━━━ Collected material

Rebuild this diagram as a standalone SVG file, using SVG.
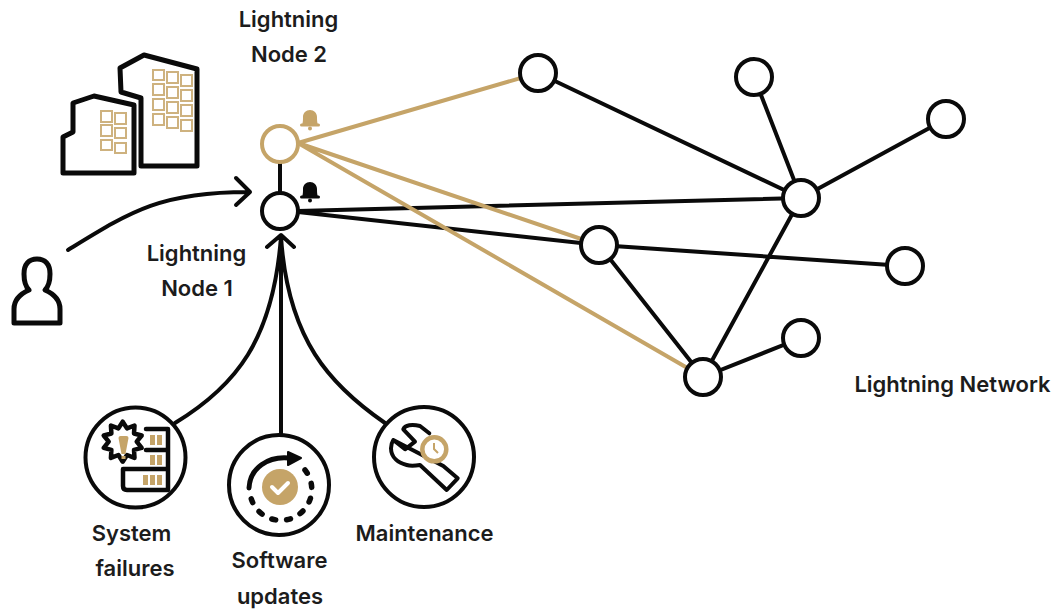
<svg xmlns="http://www.w3.org/2000/svg" width="1053" height="609" viewBox="0 0 1053 609">
<style>
.k{fill:none;stroke:#0a0a0a;stroke-width:4;stroke-linecap:round;stroke-linejoin:round}
.g{fill:none;stroke:#c5a468;stroke-width:4;stroke-linecap:round;stroke-linejoin:round}
.nk{fill:#fff;stroke:#0a0a0a;stroke-width:4}
.ng{fill:#fff;stroke:#c5a468;stroke-width:4}
.w{fill:none;stroke:#c5a468;stroke-width:2;stroke-opacity:.85}
.t{font-family:Inter,"Liberation Sans",sans-serif;font-size:22px;font-weight:600;fill:#1c1c1c;text-anchor:middle}
</style>
<defs>
<g id="bell"><path d="M-8,5 C-7,2 -7,0 -7,-3 C-7,-7 -4,-10 0,-10 C4,-10 7,-7 7,-3 C7,0 7,2 8,5 Z"/><rect x="-10" y="3.500" width="20" height="3" rx="1.500"/><circle cx="0" cy="8.500" r="2"/></g>
</defs>
<g id="connectors">
<path class="k" d="M280,144V211M298,211L801,198M298,212L599,245M538,73L801,198M754,77L801,198M946,119L801,198M801,198L703,377M599,245L905,266M599,245L703,377M703,377L801,338"/>
<path class="g" d="M298,143L538,73M298,143L599,245M298,143L703,377"/>
<path class="k" d="M68,250C130,212 160,192 248,192M236,178L250,192L236,205"/>
<path class="k" d="M281,237V435M175,423C236,386 273,340 281,237M385,423C330,385 288,340 281,237M267,247L281,235L294,247"/>
</g>
<g id="node-2"><circle class="ng" cx="280" cy="144" r="18"/><use href="#bell" x="310" y="120" fill="#c5a468"/></g>
<g id="node-1"><circle class="nk" cx="280" cy="211" r="18"/><use href="#bell" x="310" y="192" fill="#0a0a0a"/></g>
<g id="n3"><circle class="nk" cx="538" cy="73" r="18"/></g>
<g id="n4"><circle class="nk" cx="754" cy="77" r="18"/></g>
<g id="n5"><circle class="nk" cx="946" cy="119" r="18"/></g>
<g id="n6"><circle class="nk" cx="801" cy="198" r="18"/></g>
<g id="n7"><circle class="nk" cx="905" cy="266" r="18"/></g>
<g id="n8"><circle class="nk" cx="599" cy="245" r="18"/></g>
<g id="n9"><circle class="nk" cx="703" cy="377" r="18"/></g>
<g id="n10"><circle class="nk" cx="801" cy="338" r="18"/></g>
<g id="buildings">
<path class="k" style="stroke-width:5" d="M120,68L144,55L197,69V166H141V98L121,92Z"/>
<path class="k" style="stroke-width:5;fill:#fff" d="M73,103L94,96L134,105V173H63V137L73,132Z"/>
<g class="w">
<path d="M153,70h11v10h-11zM167,72h11v11h-11zM181,75h11v11h-11zM153,84h11v11h-11zM167,87h11v11h-11zM181,90h11v11h-11zM153,99h11v11h-11zM167,102h11v11h-11zM181,105h11v11h-11zM153,114h11v11h-11zM167,117h11v11h-11zM181,120h11v11h-11z"/>
<path d="M101,111h11v11h-11zM115,113h11v11h-11zM101,125h11v11h-11zM115,128h11v10h-11zM101,140h11v10h-11zM115,143h11v10h-11z"/>
</g>
</g>
<g id="user"><path class="k" style="stroke-width:5" d="M14,323V309C14,300 20,294 29,290C25,286 24,282 24,274C24,264 29,259 37,259C45,259 50,264 50,274C50,282 49,286 45,290C54,294 60,300 60,309V323Z"/></g>
<g id="failures">
<circle class="k" cx="135.500" cy="457.500" r="50"/>
<path class="k" style="stroke-width:4.500" d="M122.700,421.700L127,428.400L134.500,425.500L134,433.500L141.700,435.500L136.700,441.700L141.700,447.900L134,449.900L134.500,457.900L127,455L122.700,461.700L118.400,455L110.900,457.900L111.400,449.900L103.700,447.900L108.700,441.700L103.700,435.500L111.400,433.500L110.900,425.500L118.400,428.400Z"/>
<path d="M118.500,438Q118.500,436 120.500,436H126.500Q128.500,436 128.500,438L125.500,454H121.500ZM121.500,456h4v3h-4z" fill="#c5a468"/>
<path class="k" style="stroke-width:4.500" d="M146,429H168V490H127Q123,490 123,486V469H168M146,450H168"/>
<path d="M150,435h5v10h-5zM157,435h5v10h-5zM150,455h5v10h-5zM157,455h5v10h-5zM143,475h5v10h-5zM150,475h5v10h-5zM157,475h5v10h-5z" fill="#c5a468"/>
</g>
<g id="updates">
<circle class="k" cx="279" cy="485" r="50"/>
<path class="k" style="stroke-width:5" d="M249,488C250,468 268,456 289,458"/>
<path d="M288,452L301,458L288,465Z" fill="#0a0a0a" stroke="#0a0a0a" stroke-width="2" stroke-linejoin="round"/>
<path class="k" stroke-dasharray="4 10.900" style="stroke-width:5.500" d="M305,470A31,31 0 1 1 251,498"/>
<circle cx="280" cy="487" r="18" fill="#c5a468"/>
<path d="M272,487L278,493L288,483" fill="none" stroke="#fff" stroke-width="4" stroke-linecap="round" stroke-linejoin="round"/>
</g>
<g id="maintenance">
<circle class="k" cx="424" cy="457" r="50"/>
<path class="k" d="M393.300,440L405,449.300L415,441.700L403.300,429.300C405,425 412,424 420,426L429.300,433.300M443.300,466L457.700,478.300L446.700,490L420,465C414,466 410,466 406.700,465C399,463 391,458 391,448.300C391,445 392,442 393.300,440Z"/>
<circle cx="434.300" cy="449.300" r="12" fill="#fff" stroke="#c5a468" stroke-width="4.500"/>
<path d="M434,443V449L438,453" fill="none" stroke="#c5a468" stroke-width="2"/>
</g>
<g id="labels">
<text class="t" x="288.500" y="27">Lightning</text>
<text class="t" x="289" y="62">Node 2</text>
<text class="t" x="196.500" y="261">Lightning</text>
<text class="t" x="197" y="296">Node 1</text>
<text class="t" x="131.500" y="541">System</text>
<text class="t" x="135" y="576">failures</text>
<text class="t" x="279.500" y="568">Software</text>
<text class="t" x="280" y="604">updates</text>
<text class="t" x="424.500" y="541">Maintenance</text>
<text class="t" x="952.500" y="392">Lightning Network</text>
</g>
</svg>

━━━━━━

● **Goal**
Give all the lines above again, character for character, without pictures.

● **Finished answer**
Rebuild this diagram as a standalone SVG file, using SVG.
<svg xmlns="http://www.w3.org/2000/svg" width="1053" height="609" viewBox="0 0 1053 609">
<style>
.k{fill:none;stroke:#0a0a0a;stroke-width:4;stroke-linecap:round;stroke-linejoin:round}
.g{fill:none;stroke:#c5a468;stroke-width:4;stroke-linecap:round;stroke-linejoin:round}
.nk{fill:#fff;stroke:#0a0a0a;stroke-width:4}
.ng{fill:#fff;stroke:#c5a468;stroke-width:4}
.w{fill:none;stroke:#c5a468;stroke-width:2;stroke-opacity:.85}
.t{font-family:Inter,"Liberation Sans",sans-serif;font-size:22px;font-weight:600;fill:#1c1c1c;text-anchor:middle}
</style>
<defs>
<g id="bell"><path d="M-8,5 C-7,2 -7,0 -7,-3 C-7,-7 -4,-10 0,-10 C4,-10 7,-7 7,-3 C7,0 7,2 8,5 Z"/><rect x="-10" y="3.500" width="20" height="3" rx="1.500"/><circle cx="0" cy="8.500" r="2"/></g>
</defs>
<g id="connectors">
<path class="k" d="M280,144V211M298,211L801,198M298,212L599,245M538,73L801,198M754,77L801,198M946,119L801,198M801,198L703,377M599,245L905,266M599,245L703,377M703,377L801,338"/>
<path class="g" d="M298,143L538,73M298,143L599,245M298,143L703,377"/>
<path class="k" d="M68,250C130,212 160,192 248,192M236,178L250,192L236,205"/>
<path class="k" d="M281,237V435M175,423C236,386 273,340 281,237M385,423C330,385 288,340 281,237M267,247L281,235L294,247"/>
</g>
<g id="node-2"><circle class="ng" cx="280" cy="144" r="18"/><use href="#bell" x="310" y="120" fill="#c5a468"/></g>
<g id="node-1"><circle class="nk" cx="280" cy="211" r="18"/><use href="#bell" x="310" y="192" fill="#0a0a0a"/></g>
<g id="n3"><circle class="nk" cx="538" cy="73" r="18"/></g>
<g id="n4"><circle class="nk" cx="754" cy="77" r="18"/></g>
<g id="n5"><circle class="nk" cx="946" cy="119" r="18"/></g>
<g id="n6"><circle class="nk" cx="801" cy="198" r="18"/></g>
<g id="n7"><circle class="nk" cx="905" cy="266" r="18"/></g>
<g id="n8"><circle class="nk" cx="599" cy="245" r="18"/></g>
<g id="n9"><circle class="nk" cx="703" cy="377" r="18"/></g>
<g id="n10"><circle class="nk" cx="801" cy="338" r="18"/></g>
<g id="buildings">
<path class="k" style="stroke-width:5" d="M120,68L144,55L197,69V166H141V98L121,92Z"/>
<path class="k" style="stroke-width:5;fill:#fff" d="M73,103L94,96L134,105V173H63V137L73,132Z"/>
<g class="w">
<path d="M153,70h11v10h-11zM167,72h11v11h-11zM181,75h11v11h-11zM153,84h11v11h-11zM167,87h11v11h-11zM181,90h11v11h-11zM153,99h11v11h-11zM167,102h11v11h-11zM181,105h11v11h-11zM153,114h11v11h-11zM167,117h11v11h-11zM181,120h11v11h-11z"/>
<path d="M101,111h11v11h-11zM115,113h11v11h-11zM101,125h11v11h-11zM115,128h11v10h-11zM101,140h11v10h-11zM115,143h11v10h-11z"/>
</g>
</g>
<g id="user"><path class="k" style="stroke-width:5" d="M14,323V309C14,300 20,294 29,290C25,286 24,282 24,274C24,264 29,259 37,259C45,259 50,264 50,274C50,282 49,286 45,290C54,294 60,300 60,309V323Z"/></g>
<g id="failures">
<circle class="k" cx="135.500" cy="457.500" r="50"/>
<path class="k" style="stroke-width:4.500" d="M122.700,421.700L127,428.400L134.500,425.500L134,433.500L141.700,435.500L136.700,441.700L141.700,447.900L134,449.900L134.500,457.900L127,455L122.700,461.700L118.400,455L110.900,457.900L111.400,449.900L103.700,447.900L108.700,441.700L103.700,435.500L111.400,433.500L110.900,425.500L118.400,428.400Z"/>
<path d="M118.500,438Q118.500,436 120.500,436H126.500Q128.500,436 128.500,438L125.500,454H121.500ZM121.500,456h4v3h-4z" fill="#c5a468"/>
<path class="k" style="stroke-width:4.500" d="M146,429H168V490H127Q123,490 123,486V469H168M146,450H168"/>
<path d="M150,435h5v10h-5zM157,435h5v10h-5zM150,455h5v10h-5zM157,455h5v10h-5zM143,475h5v10h-5zM150,475h5v10h-5zM157,475h5v10h-5z" fill="#c5a468"/>
</g>
<g id="updates">
<circle class="k" cx="279" cy="485" r="50"/>
<path class="k" style="stroke-width:5" d="M249,488C250,468 268,456 289,458"/>
<path d="M288,452L301,458L288,465Z" fill="#0a0a0a" stroke="#0a0a0a" stroke-width="2" stroke-linejoin="round"/>
<path class="k" stroke-dasharray="4 10.900" style="stroke-width:5.500" d="M305,470A31,31 0 1 1 251,498"/>
<circle cx="280" cy="487" r="18" fill="#c5a468"/>
<path d="M272,487L278,493L288,483" fill="none" stroke="#fff" stroke-width="4" stroke-linecap="round" stroke-linejoin="round"/>
</g>
<g id="maintenance">
<circle class="k" cx="424" cy="457" r="50"/>
<path class="k" d="M393.300,440L405,449.300L415,441.700L403.300,429.300C405,425 412,424 420,426L429.300,433.300M443.300,466L457.700,478.300L446.700,490L420,465C414,466 410,466 406.700,465C399,463 391,458 391,448.300C391,445 392,442 393.300,440Z"/>
<circle cx="434.300" cy="449.300" r="12" fill="#fff" stroke="#c5a468" stroke-width="4.500"/>
<path d="M434,443V449L438,453" fill="none" stroke="#c5a468" stroke-width="2"/>
</g>
<g id="labels">
<text class="t" x="288.500" y="27">Lightning</text>
<text class="t" x="289" y="62">Node 2</text>
<text class="t" x="196.500" y="261">Lightning</text>
<text class="t" x="197" y="296">Node 1</text>
<text class="t" x="131.500" y="541">System</text>
<text class="t" x="135" y="576">failures</text>
<text class="t" x="279.500" y="568">Software</text>
<text class="t" x="280" y="604">updates</text>
<text class="t" x="424.500" y="541">Maintenance</text>
<text class="t" x="952.500" y="392">Lightning Network</text>
</g>
</svg>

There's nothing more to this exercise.